PAP: Wspomniał pan o Leszku Aleksandrze Moczulskim. W lecie da pan koncert w leśniczówce w Praniu poświęcony jego twórczości.
G. T.: Tak, 4 sierpnia. Już po raz kolejny (może nawet i "nasty"?), po kilkuletniej przerwie zostałem zaproszony do Muzeum Konstantego Ildefonsa Gałczyńskiego w Praniu. Pan Wojciech Kass, dyrektor muzeum i uznany poeta, prowadzi tam od lat - wraz z żoną - imponującą działalność kulturalną. Tym razem program mojego występu będzie zbudowany wokół twórczości L. A. Moczulskiego, który kiedyś poświęcił temu miejscu jeden ze swoich wierszy.
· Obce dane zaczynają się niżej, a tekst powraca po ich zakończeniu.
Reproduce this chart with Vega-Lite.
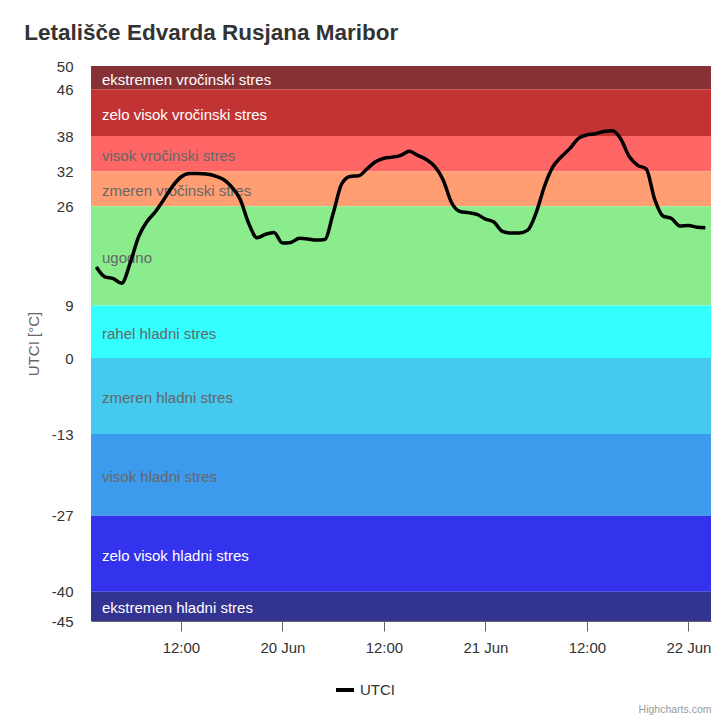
{
  "$schema": "https://vega.github.io/schema/vega-lite/v6.json",
  "width": 620,
  "height": 555,
  "padding": {"left": 24, "top": 21, "right": 4, "bottom": 0},
  "background": "white",
  "title": {"text": "Letališče Edvarda Rusjana Maribor", "anchor": "start", "fontSize": 22.5, "fontWeight": "bold", "color": "#333333", "offset": 15, "dx": -2},
  "datasets": {
    "bands": [
      {"label": "ekstremen vročinski stres", "lo": 46, "hi": 50},
      {"label": "zelo visok vročinski stres", "lo": 38, "hi": 46},
      {"label": "visok vročinski stres", "lo": 32, "hi": 38},
      {"label": "zmeren vročinski stres", "lo": 26, "hi": 32},
      {"label": "ugodno", "lo": 9, "hi": 26},
      {"label": "rahel hladni stres", "lo": 0, "hi": 9},
      {"label": "zmeren hladni stres", "lo": -13, "hi": 0},
      {"label": "visok hladni stres", "lo": -27, "hi": -13},
      {"label": "zelo visok hladni stres", "lo": -40, "hi": -27},
      {"label": "ekstremen hladni stres", "lo": -45, "hi": -40}
    ],
    "series": [
      {"time": "2024-06-19T02:00", "utci": 15.6},
      {"time": "2024-06-19T03:00", "utci": 13.9},
      {"time": "2024-06-19T04:00", "utci": 13.6},
      {"time": "2024-06-19T05:00", "utci": 12.8},
      {"time": "2024-06-19T06:00", "utci": 16.3},
      {"time": "2024-06-19T07:00", "utci": 20.8},
      {"time": "2024-06-19T08:00", "utci": 23.4},
      {"time": "2024-06-19T09:00", "utci": 25.1},
      {"time": "2024-06-19T10:00", "utci": 27.2},
      {"time": "2024-06-19T11:00", "utci": 29.4},
      {"time": "2024-06-19T12:00", "utci": 31.0},
      {"time": "2024-06-19T13:00", "utci": 31.6},
      {"time": "2024-06-19T14:00", "utci": 31.6},
      {"time": "2024-06-19T15:00", "utci": 31.5},
      {"time": "2024-06-19T16:00", "utci": 31.2},
      {"time": "2024-06-19T17:00", "utci": 30.6},
      {"time": "2024-06-19T18:00", "utci": 29.3},
      {"time": "2024-06-19T19:00", "utci": 27.2},
      {"time": "2024-06-19T20:00", "utci": 23.1},
      {"time": "2024-06-19T21:00", "utci": 20.6},
      {"time": "2024-06-19T22:00", "utci": 21.2},
      {"time": "2024-06-19T23:00", "utci": 21.5},
      {"time": "2024-06-20T00:00", "utci": 19.7},
      {"time": "2024-06-20T01:00", "utci": 19.8},
      {"time": "2024-06-20T02:00", "utci": 20.5},
      {"time": "2024-06-20T03:00", "utci": 20.4},
      {"time": "2024-06-20T04:00", "utci": 20.2},
      {"time": "2024-06-20T05:00", "utci": 20.3},
      {"time": "2024-06-20T06:00", "utci": 24.8},
      {"time": "2024-06-20T07:00", "utci": 29.8},
      {"time": "2024-06-20T08:00", "utci": 31.1},
      {"time": "2024-06-20T09:00", "utci": 31.2},
      {"time": "2024-06-20T10:00", "utci": 32.4},
      {"time": "2024-06-20T11:00", "utci": 33.6},
      {"time": "2024-06-20T12:00", "utci": 34.2},
      {"time": "2024-06-20T13:00", "utci": 34.4},
      {"time": "2024-06-20T14:00", "utci": 34.7},
      {"time": "2024-06-20T15:00", "utci": 35.4},
      {"time": "2024-06-20T16:00", "utci": 34.7},
      {"time": "2024-06-20T17:00", "utci": 34.0},
      {"time": "2024-06-20T18:00", "utci": 32.8},
      {"time": "2024-06-20T19:00", "utci": 30.5},
      {"time": "2024-06-20T20:00", "utci": 26.6},
      {"time": "2024-06-20T21:00", "utci": 25.1},
      {"time": "2024-06-20T22:00", "utci": 24.9},
      {"time": "2024-06-20T23:00", "utci": 24.6},
      {"time": "2024-06-21T00:00", "utci": 23.8},
      {"time": "2024-06-21T01:00", "utci": 23.3},
      {"time": "2024-06-21T02:00", "utci": 21.7},
      {"time": "2024-06-21T03:00", "utci": 21.4},
      {"time": "2024-06-21T04:00", "utci": 21.4},
      {"time": "2024-06-21T05:00", "utci": 21.9},
      {"time": "2024-06-21T06:00", "utci": 24.9},
      {"time": "2024-06-21T07:00", "utci": 29.5},
      {"time": "2024-06-21T08:00", "utci": 32.8},
      {"time": "2024-06-21T09:00", "utci": 34.5},
      {"time": "2024-06-21T10:00", "utci": 35.9},
      {"time": "2024-06-21T11:00", "utci": 37.6},
      {"time": "2024-06-21T12:00", "utci": 38.2},
      {"time": "2024-06-21T13:00", "utci": 38.4},
      {"time": "2024-06-21T14:00", "utci": 38.8},
      {"time": "2024-06-21T15:00", "utci": 38.9},
      {"time": "2024-06-21T16:00", "utci": 37.5},
      {"time": "2024-06-21T17:00", "utci": 34.5},
      {"time": "2024-06-21T18:00", "utci": 33.0},
      {"time": "2024-06-21T19:00", "utci": 32.4},
      {"time": "2024-06-21T20:00", "utci": 27.2},
      {"time": "2024-06-21T21:00", "utci": 24.3},
      {"time": "2024-06-21T22:00", "utci": 23.9},
      {"time": "2024-06-21T23:00", "utci": 22.6},
      {"time": "2024-06-22T00:00", "utci": 22.7},
      {"time": "2024-06-22T01:00", "utci": 22.4},
      {"time": "2024-06-22T02:00", "utci": 22.3}
    ]
  },
  "layer": [
    {
      "data": {"name": "bands"},
      "mark": {"type": "rect"},
      "encoding": {
        "y": {
          "field": "lo", "type": "quantitative", "title": "UTCI [°C]",
          "scale": {"domain": [-45, 50], "nice": false, "zero": false},
          "axis": {
            "values": [-45, -40, -27, -13, 0, 9, 26, 32, 38, 46, 50],
            "labelExpr": "'' + datum.value",
            "grid": false, "ticks": false, "domain": false,
            "labelFontSize": 15, "labelColor": "#333333", "labelPadding": 18,
            "labelFlush": false, "labelOverlap": false,
            "titleFontSize": 15, "titleColor": "#666666", "titleFontWeight": "normal", "titlePadding": 10
          }
        },
        "y2": {"field": "hi"},
        "fill": {
          "field": "label", "type": "nominal", "legend": null,
          "scale": {
            "domain": ["ekstremen vročinski stres", "zelo visok vročinski stres", "visok vročinski stres", "zmeren vročinski stres", "ugodno", "rahel hladni stres", "zmeren hladni stres", "visok hladni stres", "zelo visok hladni stres", "ekstremen hladni stres"],
            "range": ["#883135", "#c23434", "#ff6666", "#ff9e73", "#8aec8c", "#33ffff", "#45c9ee", "#3d9bee", "#3333ee", "#333392"]
          }
        }
      }
    },
    {
      "data": {"name": "bands"},
      "transform": [{"fold": ["lo", "hi"], "as": ["bound", "val"]}],
      "mark": {"type": "text", "align": "left", "baseline": "middle", "dx": 11, "dy": 2, "fontSize": 15},
      "encoding": {
        "x": {"datum": {"year": 2024, "month": 6, "date": 19, "hours": 1, "minutes": 22}, "type": "temporal", "title": "Highcharts.com"},
        "y": {"aggregate": "mean", "field": "val", "type": "quantitative", "title": "UTCI [°C]"},
        "text": {"field": "label", "type": "nominal"},
        "fill": {
          "condition": {"test": "indexof(['ekstremen vročinski stres', 'zelo visok vročinski stres', 'zelo visok hladni stres', 'ekstremen hladni stres'], datum.label) >= 0", "value": "#ffffff"},
          "value": "#666666"
        }
      }
    },
    {
      "data": {"name": "series"},
      "mark": {"type": "line", "interpolate": "monotone", "strokeWidth": 3.5},
      "encoding": {
        "x": {
          "field": "time", "type": "temporal", "title": "Highcharts.com",
          "scale": {"domain": [{"year": 2024, "month": 6, "date": 19, "hours": 1, "minutes": 22}, {"year": 2024, "month": 6, "date": 22, "hours": 2, "minutes": 40}]},
          "axis": {
            "values": [
              {"year": 2024, "month": 6, "date": 19, "hours": 12},
              {"year": 2024, "month": 6, "date": 20, "hours": 0},
              {"year": 2024, "month": 6, "date": 20, "hours": 12},
              {"year": 2024, "month": 6, "date": 21, "hours": 0},
              {"year": 2024, "month": 6, "date": 21, "hours": 12},
              {"year": 2024, "month": 6, "date": 22, "hours": 0}
            ],
            "labelExpr": "hours(datum.value) == 0 ? timeFormat(datum.value, '%-d %b') : timeFormat(datum.value, '%H:%M')",
            "grid": false, "tickSize": 10, "tickColor": "#666666", "domainColor": "#666666",
            "labelFontSize": 15, "labelColor": "#333333", "labelPadding": 9, "labelFlush": false,
            "titleAnchor": "end", "titleFontSize": 10.5, "titleColor": "#999999", "titleFontWeight": "normal", "titlePadding": 49
          }
        },
        "y": {"field": "utci", "type": "quantitative", "title": "UTCI [°C]"},
        "stroke": {
          "datum": "UTCI", "type": "nominal",
          "scale": {"range": ["#000000"]},
          "legend": {
            "title": null, "orient": "none", "legendX": 243, "legendY": 613,
            "symbolType": "stroke", "symbolStrokeWidth": 4, "symbolSize": 324,
            "labelFontSize": 15, "labelColor": "#333333"
          }
        }
      }
    }
  ],
  "config": {
    "font": "Liberation Sans",
    "view": {"stroke": null}
  }
}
Był mi bardzo bliski jako artysta i niezwykły człowiek. Zaszczycał mnie swoją uwagą.
PAP: Najbliższym pana koncertem ma być występ 30 czerwca w Grochowicach na "Stachuriadzie". Czy sięgnął pan także po utwory Edwarda Stachury?
G. T.: Ta impreza ma otwartą formułę i wydaje mi się, że organizatorzy uwierzyli w związek moich piosenek z atmosferą, jaka towarzyszy "Stachuriadzie". Nie będę śpiewał Stachury. To twórczość bardzo osobna; zajmują się nią od lat ludzie bliżsi temu nurtowi. Nie będę się sztucznie do tego przymierzał. Z szacunkiem i z wdzięcznością przyjąłem zaproszenie. Zaśpiewam utwory ze swojego repertuaru.
PAP: A jakie są pana najbliższe plany muzyczne, wydawnicze?
G. J.: W czasie wakacji będę - wraz z zespołem - miał sporo występów, m.in. w Białymstoku, Wrocławiu, Sopocie. Przygotowujemy się też do jesiennej premiery nowej płyty. Jest ona poświęcona moim fascynacjom z czasów licealnych. Bo tak naprawdę najpierw uczyłem się śpiewać po angielsku, a dopiero potem zacząłem komponować muzykę do wierszy pisanych lub wydawanych po polsku. Spędziłam jakiś czas w Anglii i moimi pierwszymi fascynacjami były utwory Paula McCartneya, Queen, a także Steely Dan czy Billy'ego Joela. Dlatego zdecydowałem się na nagranie płyty po angielsku. Ukaże się w listopadzie. Być może nie wszyscy będą chcieli słuchać Turnaua, który śpiewa McCartneya, ale to naprawdę ładne piosenki. Spróbuję ich nie zepsuć.